La importancia del programa es un lugar común dentro de los círculos de opinión allegados a la Nueva Mayoría. Si este diagnóstico devenido en lugar común llega a tener un correlato práctico fuerte, la tensión entre los dos modos de entender la política de izquierda amenaza con convertirse en una fuente permanente de inestabilidad.
Llama la atención que en Chile el conflicto de Venezuela haya alcanzado tanta importancia en tan poco tiempo. De un día para otro el tema dejó de ser de la competencia exclusiva de los analistas internacionales, para posicionarse en la boca de todos aquellos actores interesados en los asuntos políticos.
Nunca se había visto que la revolución bolivariana gatillara tantas y tan opuestas opiniones. Es de suponer que los hechos recientes hirieron una fibra del arraigado sentido común, una que dice relación con la ubicación de la violencia política en el espectro ideológico, a saber, que la intimidación y la persecución derivados del odio son instrumentos de la derecha.
Con el propósito de mostrar cuán arraigada está esa idea en el sentido común, no se necesita ir muy lejos en la historia chilena. Basta con recordar el intenso debate a propósito de los 40 años del golpe de estado. Entonces pudimos ver a la izquierda condenar con todas sus letras el terrorismo de estado, y del otro lado a una derecha silente, arrepentida de su complicidad en el mejor de los casos.
Con el propósito de mostrar que la herida existe, basta con señalar que el debate al interior de la izquierda se intensifica en el mismo instante en que un gobierno elegido democráticamente e ideológicamente afín, comienza a ejercer sobre sus ciudadanos niveles de represión cercanos a un autoritarismo.
Teniendo eso en mente, es fácil ver que las contradicciones del conflicto en Venezuela que ha permitido vislumbrar en el sentido común hacen que el asunto, por el lado de la violencia, obligue a la izquierda a buscar una salida coherente con su pasado reciente. La izquierda, en líneas generales, ha utilizado dos estrategias, incompatibles entre sí.
Uno, señalar que el ejercicio de la violencia es inconciliable con los principios de un sistema de gobierno democrático (efecto práctico: se condena la violencia venga de donde venga). Dos, denunciar un mal mayor (efecto práctico: se defiende la violencia ejercida por el oficialismo, se condena la violencia ejercida por la oposición). Entendemos que son incompatibles pues esta segunda estrategia pasa por alto el punto de la primera: no importa el proyecto político que se defienda, la violencia no es una vía adecuada para llevarlo a cabo.

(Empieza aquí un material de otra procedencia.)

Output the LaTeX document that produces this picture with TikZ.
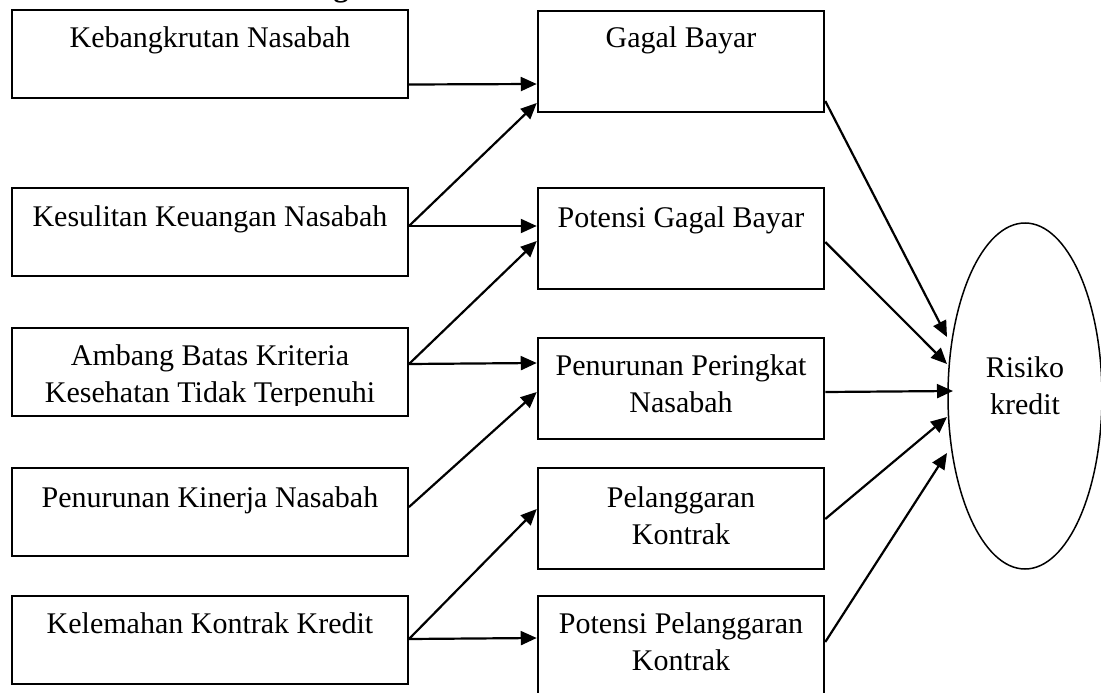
\documentclass[tikz,border=0pt]{standalone}
\usepackage{fontspec}
\setmainfont{Liberation Serif}
\usetikzlibrary{arrows.meta,shapes.geometric}

% first-line baseline box for centred (multi-line) labels
\newcommand{\boxtext}[1]{\parbox[t]{360pt}{\centering #1}}

\begin{document}
\begin{tikzpicture}[x=1pt,y=-1pt,
  cause/.style={draw, line width=2pt, inner sep=0pt, minimum width=396pt, minimum height=88pt},
  effect/.style={draw, line width=2pt, inner sep=0pt, minimum width=286.5pt, minimum height=101pt},
  risk/.style={draw, ellipse, line width=1.5pt, inner sep=0pt, minimum width=154pt, minimum height=346pt},
  label/.style={anchor=base, inner sep=0pt, font=\fontsize{30}{37.5}\selectfont},
  link/.style={line width=2.2pt, -{Triangle[length=16pt,width=14pt]}}]

\useasboundingbox (0,0) rectangle (1101,693);

% tail of the heading above the chart
\begin{scope}
  \clip (0,0) rectangle (1101,693);
  \node[label, font=\fontsize{30}{36}\selectfont\bfseries] (head) at (341,-3.5) {g};
\end{scope}

% causes (left column)
\node[cause] (k1) at (210,54)  {};
\node[cause] (k2) at (210,232) {};
\node[cause] (k3) at (210,372) {};
\node[cause] (k4) at (210,512) {};
\node[cause] (k5) at (210,640) {};

% events (middle column)
\node[effect] (g1) at (681,61.5)  {};
\node[effect] (g2) at (681,238.5) {};
\node[effect] (g3) at (681,388.5) {};
\node[effect] (g4) at (681,518.5) {};
\node[effect] (g5) at (681,646.5) {};

% outcome
\node[risk] (R) at (1025,396) {};

% labels
\node[label] (k1t) at (210,48)  {\boxtext{Kebangkrutan Nasabah}};
\node[label] (k2t) at (210,226) {\boxtext{Kesulitan Keuangan Nasabah}};
\begin{scope}
  \clip (12,329) rectangle (407,405.5);
  \node[label] (k3t) at (210,365) {\boxtext{Ambang Batas Kriteria\\Kesehatan Tidak Terpenuhi}};
\end{scope}
\node[label] (k4t) at (210,507) {\boxtext{Penurunan Kinerja Nasabah}};
\node[label] (k5t) at (210,633) {\boxtext{Kelemahan Kontrak Kredit}};

\node[label] (g1t) at (681,48)  {\boxtext{Gagal Bayar}};
\node[label] (g2t) at (681,227) {\boxtext{Potensi Gagal Bayar}};
\node[label] (g3t) at (681,375) {\boxtext{Penurunan Peringkat\\Nasabah}};
\node[label] (g4t) at (681,507) {\boxtext{Pelanggaran\\Kontrak}};
\node[label] (g5t) at (681,633) {\boxtext{Potensi Pelanggaran\\Kontrak}};

\node[label] (Rt) at (1025,377) {\boxtext{Risiko\\kredit}};

% causes -> events
\draw[link] ([yshift=-30.5pt]k1.east) -- ([yshift=-22.5pt]g1.west);
\draw[link] ([yshift=6pt]k2.east)     -- ([yshift=-41.5pt]g1.west);
\draw[link] ([yshift=6pt]k2.east)     -- ([yshift=12.5pt]g2.west);
\draw[link] ([yshift=8pt]k3.east)     -- ([yshift=-2.5pt]g2.west);
\draw[link] ([yshift=8pt]k3.east)     -- ([yshift=25.5pt]g3.west);
\draw[link] ([yshift=5pt]k4.east)     -- ([yshift=-3.5pt]g3.west);
\draw[link] ([yshift=1pt]k5.east)     -- ([yshift=9.5pt]g4.west);
\draw[link] ([yshift=1pt]k5.east)     -- ([yshift=8.5pt]g5.west);

% events -> risk
\draw[link] ([yshift=-39.5pt]g1.east) -- ([xshift=-78pt,yshift=59pt]R.center);
\draw[link] ([yshift=-3.5pt]g2.east)  -- ([xshift=-78pt,yshift=32pt]R.center);
\draw[link] ([yshift=-3.5pt]g3.east)  -- ([xshift=-72pt,yshift=5pt]R.center);
\draw[link] ([yshift=-0.5pt]g4.east)  -- ([xshift=-78pt,yshift=-21pt]R.center);
\draw[link] ([yshift=4.5pt]g5.east)   -- ([xshift=-78pt,yshift=-57pt]R.center);

\end{tikzpicture}
\end{document}
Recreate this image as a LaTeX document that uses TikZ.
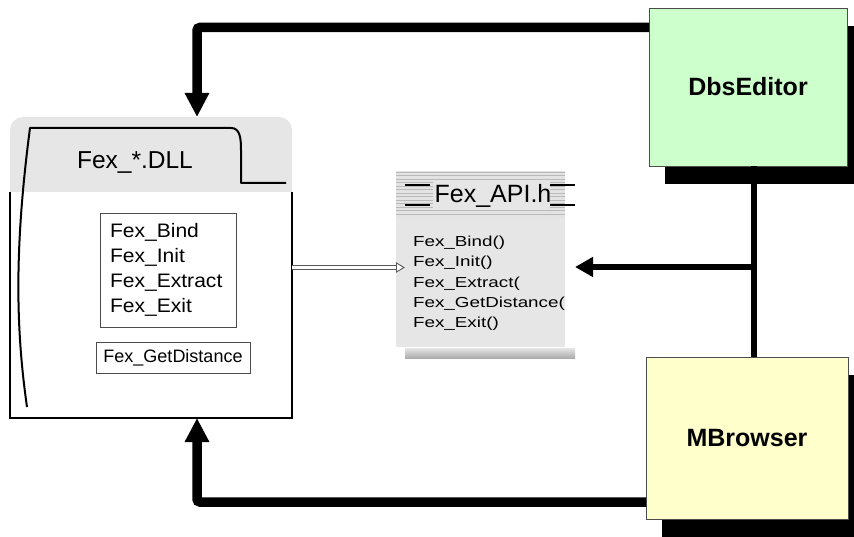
\documentclass[tikz,border=0pt]{standalone}
\usepackage{fontspec}
\setmainfont{Liberation Sans}
\newfontfamily\widefont[FakeStretch=1.3]{Liberation Sans}
\newfontfamily\midfont[FakeStretch=1.08]{Liberation Sans}
\usetikzlibrary{arrows.meta,shadows}
\definecolor{boxgreen}{HTML}{CCFFCC}
\definecolor{boxyellow}{HTML}{FFFFCC}
\definecolor{panelgray}{HTML}{E6E6E6}
\begin{document}
\begin{tikzpicture}[x=1pt,y=-1pt,
  every node/.style={inner sep=0pt, outer sep=0pt},
  appbox/.style={draw=black!70, line width=0.8pt,
    font=\fontsize{25}{30}\selectfont\bfseries,
    general shadow={fill=black, shadow xshift=16pt, shadow yshift=-18pt}},
  thinbox/.style={draw=black!70, line width=0.8pt},
  bigarrow/.style={line width=9.5pt, rounded corners=3pt, -{Triangle[length=24pt,width=23pt]}},
  midarrow/.style={line width=6.5pt, -{Triangle[length=18pt,width=19pt]}},
  hollowline/.style={draw=black!65, line width=1.2pt, double=white, double distance=2.5pt},
  hollowtip/.style={draw=black!65, line width=0.9pt, fill=white, line join=miter},
  outline/.style={line width=2pt, line join=round}
]
\useasboundingbox (0,0) rectangle (854,537);

% ---- Fex_*.DLL ----
\node[minimum width=282pt, minimum height=301pt] (dll) at (151,267.5) {};
\fill[panelgray, rounded corners=13pt] (10,117) rectangle (292,240);
\fill[white] (10,192) rectangle (292,418);
\draw[line width=2.5pt] (10,192) -- (10,418) -- (292,418) -- (292,192);
\draw[outline] (27,407) .. controls (16,330) and (14,250) .. (30,128)
  -- (231,128) .. controls (240,128) and (241,138) .. (241,150)
  -- (241,183) -- (286,183);
\node[font=\fontsize{24.5}{29}\selectfont] (dlltitle) at (135,163) {Fex\_*.DLL};
\node[thinbox, text width=116pt, inner xsep=10pt, minimum height=114pt,
  align=left, font=\midfont\fontsize{19.5}{25}\selectfont] (funcs) at (168,270)
  {Fex\_Bind\\Fex\_Init\\Fex\_Extract\\Fex\_Exit};
\node[thinbox, minimum width=154pt, minimum height=31pt,
  font=\fontsize{18}{22}\selectfont] (getdist) at (173,357.5) {Fex\_GetDistance};

% ---- Fex_API.h ----
\node[minimum width=180pt, minimum height=187pt] (api) at (485,264.5) {};
\fill[gray!22] (396,171) rectangle (565,218);
\foreach \yy in {172.5,176,...,217} \draw[gray!55, line width=1pt] (396,\yy) -- (565,\yy);
\fill[panelgray] (433,180) rectangle (550,210);
\draw[line width=2pt] (405,185) -- (430,185) (405,205) -- (430,205)
  (550,185) -- (575,185) (550,205) -- (575,205);
\node[font=\fontsize{25}{30}\selectfont] (apititle) at (493,196) {Fex\_API.h};
\fill[panelgray] (396,218) rectangle (565,347);
\node[anchor=north west, align=left, font=\widefont\fontsize{14.5}{20.25}\selectfont]
  (apilist) at (413,236) {Fex\_Bind()\\Fex\_Init()\\Fex\_Extract(\\Fex\_GetDistance(\\Fex\_Exit()};
\shade[top color=gray!20, bottom color=gray!65] (405,348) rectangle (575,358);

% ---- applications ----
\node[appbox, fill=boxgreen, minimum width=198pt, minimum height=158pt] (dbs) at (748,87) {DbsEditor};
\node[appbox, fill=boxyellow, minimum width=202pt, minimum height=162pt] (mb) at (747,438) {MBrowser};

% ---- connectors ----
\draw[bigarrow] ([yshift=-19.5pt]dbs.north west) -| ([xshift=187pt]dll.north west);
\draw[bigarrow] ([yshift=17pt]mb.south west) -| ([xshift=187pt]dll.south west);
\draw[line width=6pt] ([xshift=6pt]dbs.south) -- ([xshift=7pt]mb.north);
\coordinate (j) at (754,267);
\draw[midarrow] (j) -- (api.east |- j);
\coordinate (tipend) at ([xshift=9pt]api.west |- dll.east);
\draw[hollowline] (dll.east) -- ([xshift=-6pt]tipend);
\draw[hollowtip] (tipend) -- ++(-7.5,-4.5) -- ++(0,9) -- cycle;
\end{tikzpicture}
\end{document}
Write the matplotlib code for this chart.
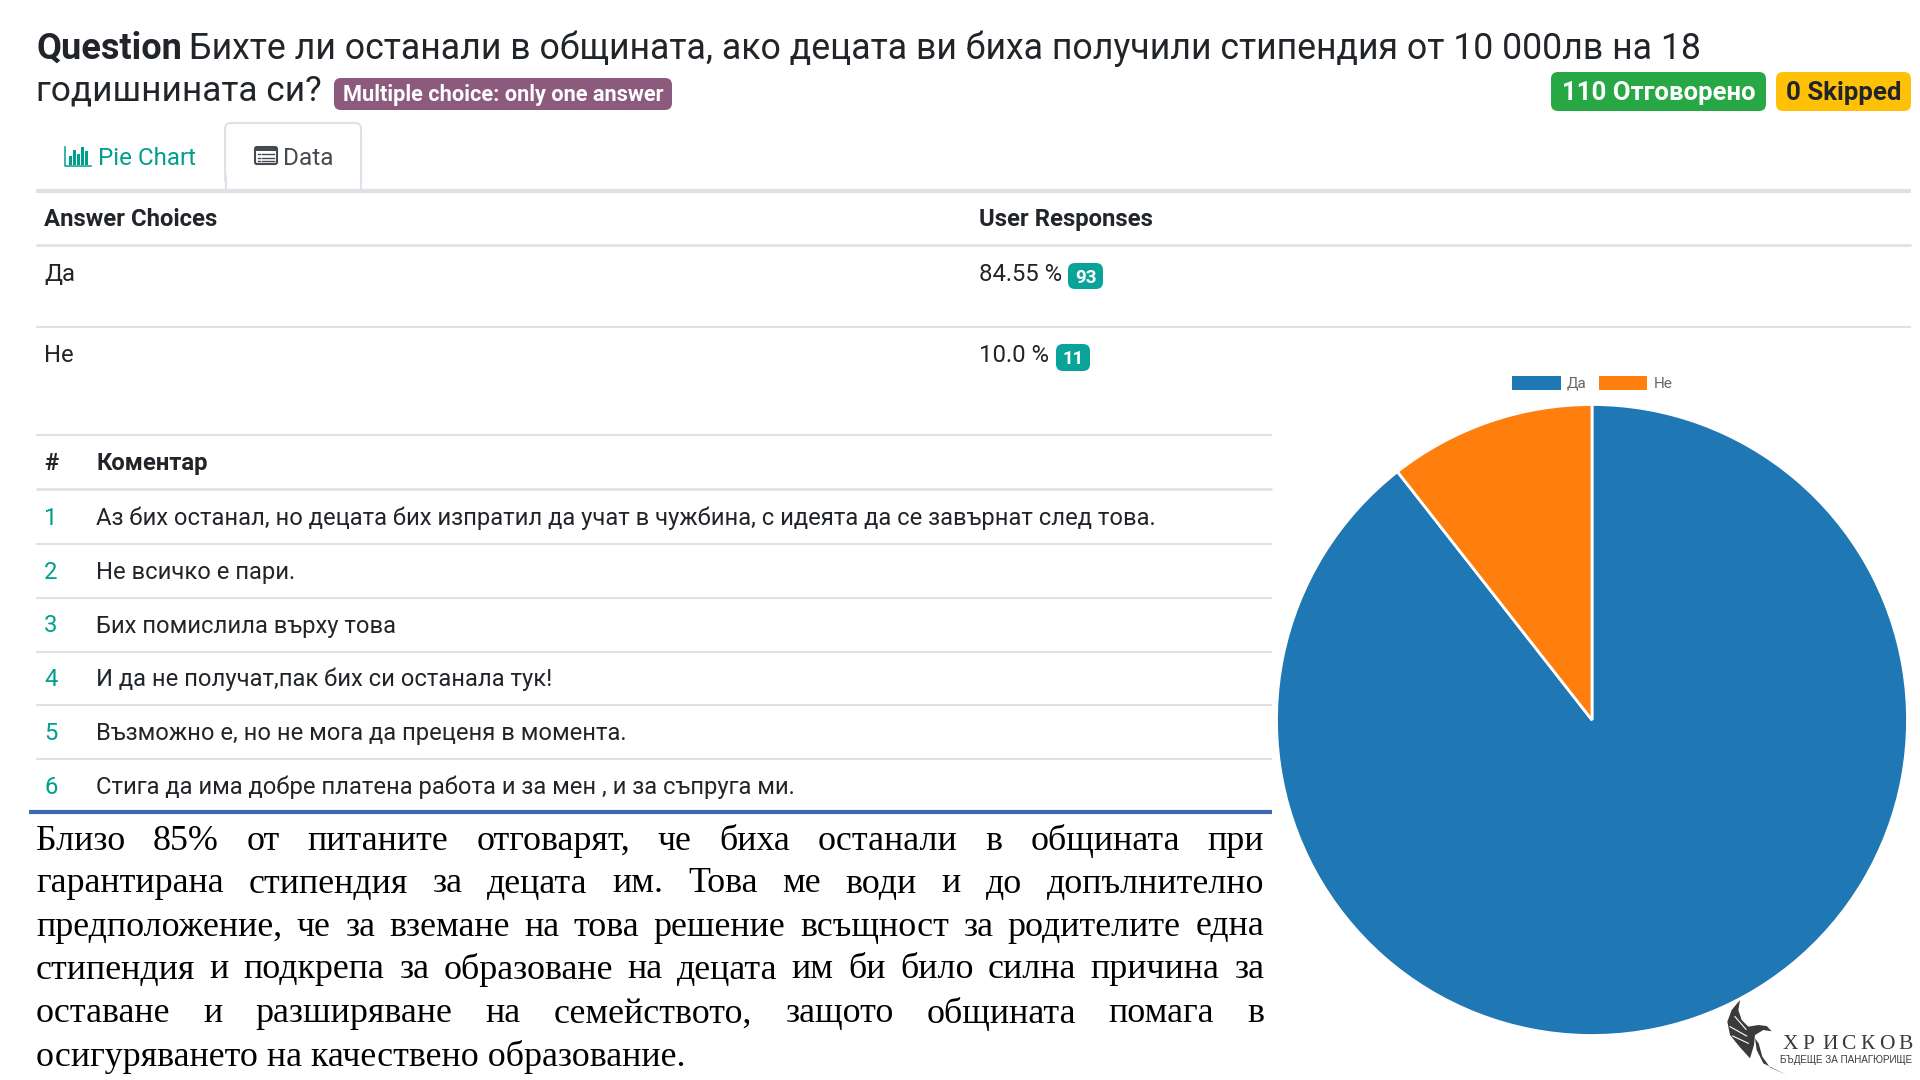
import matplotlib
matplotlib.use("Agg")
import matplotlib.pyplot as plt
from matplotlib.patches import FancyBboxPatch, Rectangle, Polygon

# Data
answers = ["Да", "Не"]
percents = ["84.55 %", "10.0 %"]
counts = [93, 11]
colors = ["#1f77b4", "#ff7f0e"]
comments = [
    "Аз бих останал, но децата бих изпратил да учат в чужбина, с идеята да се завърнат след това.",
    "Не всичко е пари.",
    "Бих помислила върху това",
    "И да не получат,пак бих си останала тук!",
    "Възможно е, но не мога да преценя в момента.",
    "Стига да има добре платена работа и за мен , и за съпруга ми.",
]
paragraph = [
    "Близо 85% от питаните отговарят, че биха останали в общината при",
    "гарантирана стипендия за децата им. Това ме води и до допълнително",
    "предположение, че за вземане на това решение всъщност за родителите една",
    "стипендия и подкрепа за образоване на децата им би било силна причина за",
    "оставане и разширяване на семейството, защото общината помага в",
    "осигуряването на качествено образование.",
]

DARK = "#212529"
TEAL = "#009e8f"
LINE = "#dee2e6"
BODY = 17.2

plt.rcParams["font.family"] = ["Roboto", "DejaVu Sans"]

fig = plt.figure(figsize=(19.2, 10.8), dpi=100)
ax = fig.add_axes([0, 0, 1, 1])
ax.set_xlim(0, 1920)
ax.set_ylim(1080, 0)
ax.axis("off")


def txt(x, y, s, size, color=DARK, weight="normal", ha="left", **kw):
    return ax.text(x, y, s, fontsize=size, color=color, fontweight=weight,
                   ha=ha, va="center_baseline", **kw)


def badge(x0, y0, x1, y1, color, s, tcolor="white", size=17, dy=-1):
    ax.add_patch(FancyBboxPatch((x0 + 7, y0 + 7), x1 - x0 - 14, y1 - y0 - 14,
                                boxstyle="round,pad=7,rounding_size=7",
                                fc=color, ec="none"))
    txt((x0 + x1) / 2, (y0 + y1) / 2 + dy, s, size, tcolor, "bold", ha="center")


def hline(y, x0=36, x1=1911, color=LINE, lw=2.0):
    ax.plot([x0, x1], [y, y], color=color, lw=lw, solid_capstyle="butt", zorder=4)


# Header
t = txt(36, 45, "Question", 26, weight="bold")
fig.canvas.draw()
r = fig.canvas.get_renderer()
qx = t.get_window_extent(r).x1
txt(qx + 7, 45, "Бихте ли останали в общината, ако децата ви биха получили стипендия от 10 000лв на 18", 25.65)
txt(36, 88, "годишнината си?", 25.4)
badge(334, 78, 672, 110, "#8b5a7d", "Multiple choice: only one answer", size=15.7)
badge(1551, 72, 1766, 111, "#28a745", "110 Отговорено", size=18.5)
badge(1776, 72, 1911, 111, "#ffc107", "0 Skipped", DARK, size=18.6)

# Tabs
ax.add_patch(FancyBboxPatch((231, 129), 124, 50, boxstyle="round,pad=6,rounding_size=6",
                            fc="white", ec=LINE, lw=1.5))
ax.add_patch(Rectangle((225.8, 176), 134.4, 15, fc="white", ec="none", zorder=3))
ax.plot([225.5, 225.5], [176, 191], color=LINE, lw=1.5, zorder=3)
ax.plot([360.5, 360.5], [176, 191], color=LINE, lw=1.5, zorder=3)
hline(191, lw=3.0)
for bx, bh in zip([69, 73, 77, 81, 85], [9, 15, 11, 18, 14]):
    ax.add_patch(Rectangle((bx, 165 - bh), 2.5, bh, fc=TEAL, ec="none"))
ax.plot([65, 65, 91], [147, 166, 166], color=TEAL, lw=1.1)
txt(98, 156, "Pie Chart", 17.4, TEAL)
ax.add_patch(FancyBboxPatch((256, 148), 20, 15, boxstyle="round,pad=1,rounding_size=2",
                            fc="white", ec="#444a50", lw=1.5))
ax.add_patch(Rectangle((255, 147), 22, 4, fc="#444a50", ec="none"))
for ly in [154, 157.5, 161]:
    ax.plot([258, 260], [ly, ly], color="#444a50", lw=1)
    ax.plot([262, 274], [ly, ly], color="#444a50", lw=1)
txt(283, 156, "Data", 17.6, "#444a50")

# Answers table
txt(44, 217, "Answer Choices", BODY, weight="bold")
txt(979, 217, "User Responses", BODY, weight="bold")
hline(245, lw=2.0)
row_y = [272, 353]
badge_y = [(263, 289), (344, 371)]
badge_x = [(1068, 1103), (1056, 1090)]
for i in range(len(answers)):
    txt(44, row_y[i], answers[i], BODY)
    txt(979, row_y[i], percents[i], BODY)
    badge(badge_x[i][0], badge_y[i][0], badge_x[i][1], badge_y[i][1], "#0aa39a",
          str(counts[i]), size=13.5, dy=0)
hline(327, lw=1.5)

# Comments table
hline(435, x1=1272, lw=1.5)
txt(44, 461, "#", BODY, weight="bold")
txt(96, 461, "Коментар", BODY, weight="bold")
hline(489, x1=1272, lw=2.0)
comment_y = [516, 570, 623.5, 677, 731, 785]
for i, c in enumerate(comments):
    txt(44, comment_y[i], str(i + 1), BODY, TEAL, ha="left")
    txt(96, comment_y[i], c, 17.1)
    if i < len(comments) - 1:
        hline(comment_y[i] + 28, x1=1272, lw=1.5)
hline(812, x0=29, x1=1272, color="#3e69b0", lw=3.0)

# Justified paragraph
para_y = [837, 880, 923, 966, 1010, 1053]
serif = "Liberation Serif"
PARA_SIZE = 25.8
PX0, PX1 = 36, 1264
for i, line in enumerate(paragraph):
    words = line.split()
    if i == len(paragraph) - 1:
        ax.text(PX0, para_y[i], line, fontsize=PARA_SIZE, family=serif, color="black",
                va="center_baseline")
        continue
    arts = [ax.text(0, para_y[i], w, fontsize=PARA_SIZE, family=serif, color="black",
                    va="center_baseline") for w in words]
    widths = [a.get_window_extent(r).width for a in arts]
    gap = (PX1 - PX0 - sum(widths)) / (len(words) - 1)
    cx = PX0
    for a, w in zip(arts, widths):
        a.set_x(cx)
        cx += w + gap

# Pie chart
PCX, PCY, PR = 1592, 720, 315.5
pie_ax = fig.add_axes([(PCX - PR) / 1920, 1 - (PCY + PR) / 1080, 2 * PR / 1920, 2 * PR / 1080])
pie_ax.pie(counts, colors=colors, startangle=90, counterclock=False,
           wedgeprops={"edgecolor": "white", "linewidth": 2})
pie_ax.set_xlim(-1, 1)
pie_ax.set_ylim(-1, 1)

# Legend drawn to sit above the pie as in the source page
ax.add_patch(Rectangle((1512, 376), 49, 14, fc=colors[0], ec="none"))
txt(1567, 382, answers[0], 11, "#666666")
ax.add_patch(Rectangle((1599, 376), 48, 14, fc=colors[1], ec="none"))
txt(1654, 382, answers[1], 11, "#666666")

# Logo, sits on top of the pie
LOGO = "#3a3a3c"
ovl = fig.add_axes([0, 0, 1, 1], facecolor="none")
ovl.set_xlim(0, 1920)
ovl.set_ylim(1080, 0)
ovl.axis("off")


def lp(pts):
    return [(1600 + px / 3, 960 + py / 3) for px, py in pts]


wing = [(420, 120), (395, 150), (382, 185), (390, 225), (420, 262), (450, 295), (462, 255),
        (465, 225), (490, 210), (515, 214), (500, 198), (475, 195), (445, 200), (425, 180), (415, 150)]
tail = [(465, 235), (470, 270), (490, 310), (560, 345), (510, 322), (487, 290), (476, 250)]
ovl.add_patch(Polygon(lp(wing), fc=LOGO, ec="none"))
ovl.add_patch(Polygon(lp(tail), fc=LOGO, ec="none"))
for seg in [[(405, 170), (438, 208)], [(390, 200), (440, 228)], [(398, 228), (445, 250)]]:
    ovl.plot(*zip(*lp(seg)), color="white", lw=0.8)
logo_letters = "ХРИСКОВ"
logo_x = [1783, 1802.5, 1822, 1841, 1860, 1879, 1898]
for ch, lx in zip(logo_letters, logo_x):
    ovl.text(lx, 1042, ch, fontsize=15.5, family=serif, color=LOGO, va="center_baseline")
ovl.text(1780, 1059, "БЪДЕЩЕ ЗА ПАНАГЮРИЩЕ", fontsize=7.1, family="Liberation Sans",
         color=LOGO, va="center_baseline")

plt.savefig("out.png", dpi=100)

Por supuesto, este debate tiene sus ramificaciones. Ambas estrategias, en el fondo, van acompañadas de una opinión distinta en lo tocante a la prioridad de los mecanismos institucionales en una democracia.
Para la izquierda que se identifica con la primera estrategia el cauce natural del conflicto político son los órganos de representación en sentido lato. Desde ese punto de vista, la primera prioridad del gobierno venezolano, si quiere detener la violencia vivida en las últimas semanas, debería ser la reconstitución del poder legislativo, diezmado en sus atribuciones y amenazado en su constitución, y el aseguramiento de la independencia en las organizaciones independientes del Estado, como los sindicatos.
Por su parte, los que favorecen la segunda estrategia no han puesto reparos a la extraña configuración del poder presidencial en Venezuela, en donde el decreto está por encima de la ley. Desde ese punto de vista, la primera prioridad del gobierno venezolano, si quiere detener la violencia de los opositores, es insistir en los medios empleados. Cuán lejos está dispuesta a llegar esta facción de la izquierda en su defensa del proceso bolivariano es una pregunta aún abierta. Que el gobierno de Nicolás Maduro gane la guerra económica y detenga a los golpistas son, por el momento, sus únicas preocupaciones.
No cabe esperar que esta diferencia de opiniones llegue a ser resuelta. Puede, sin embargo, suceder que el conflicto en Venezuela sea relegado a un segundo plano y que, por consiguiente, perdamos de vista que en Chile, en lo que respecta a la relación entre violencia y cambio social, existen dos izquierdas.
El anterior se vuelve un punto significativo cuando consideramos la proximidad del traspaso de mando. A estas alturas, la importancia del programa es un lugar común dentro de los círculos de opinión allegados a la Nueva Mayoría. Si este diagnóstico devenido en lugar común llega a tener un correlato práctico fuerte, la tensión entre los dos modos de entender la política de izquierda amenaza con convertirse en una fuente permanente de inestabilidad.